= Geology of Washington, D.C. =

The Geology of Washington, D.C., is broadly divisible into two regions. The northwestern quadrant of the city west of 16th Street lies mainly in the Appalachian Piedmont region, marked by moderate to steep hills underlain by metamorphic rocks of Ordovician through Devonian age, similar to the adjacent Piedmont regions of Montgomery County, Maryland. The National Mall, northeastern and southeastern quadrants of Washington lie in the mid-Atlantic Coastal Plain region, consisting of sedimentary deposits laid down during the early Cretaceous, late Paleocene, and the much more recent Tertiary and Quaternary periods, like the bordering areas of southern Maryland.
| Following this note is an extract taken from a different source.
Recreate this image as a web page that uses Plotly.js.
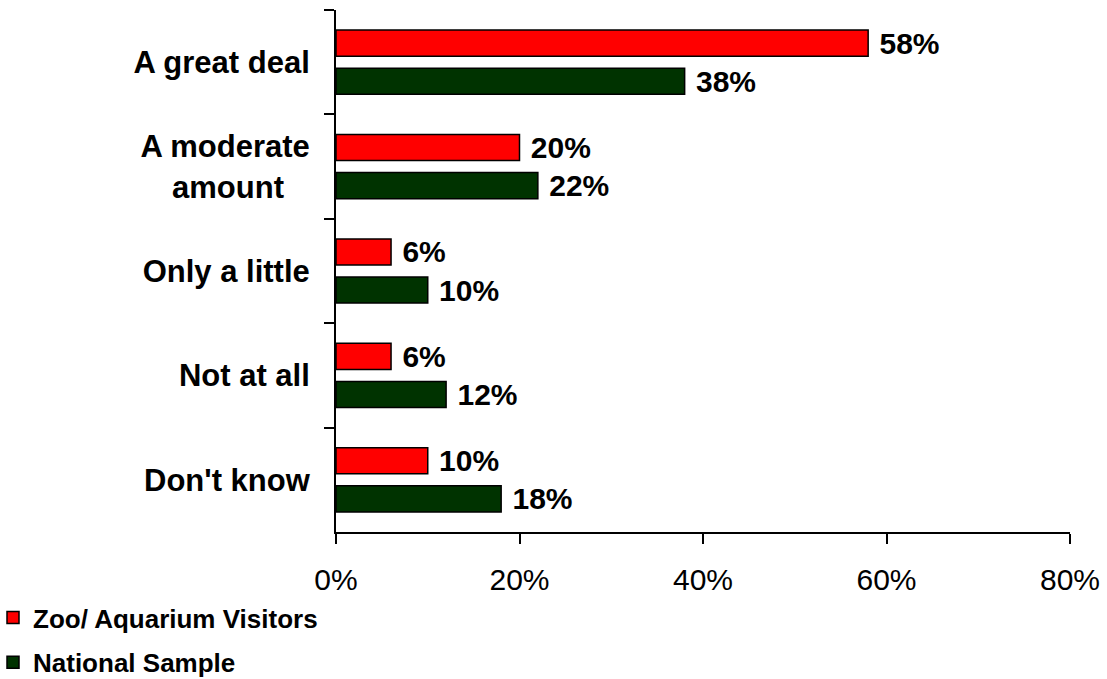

Some areas in Northeast and Southeast Washington also feature hilly terrain, especially east of the Anacostia River; this however stems from rivers and creeks down-cutting into the relatively soft soil.

City founders George Washington and Pierre L'Enfant chose to locate the District of Columbia on the fall line of the Potomac River, the point furthest inland reachable by ships coming up the river. (See also Atlantic Seaboard fall line.) Below Roosevelt Island, the Potomac spills out onto the Coastal Plain, leaving the rock formations of Great Falls and the rocky cliffs of the Arlington, Virginia shore behind as it slows and widens. The Tidal Basin and the Washington Channel are part of this wider section of the river. Much of the National Mall was marsh in the early Nineteenth century; as the capital city grew, the marsh was filled in and reclaimed.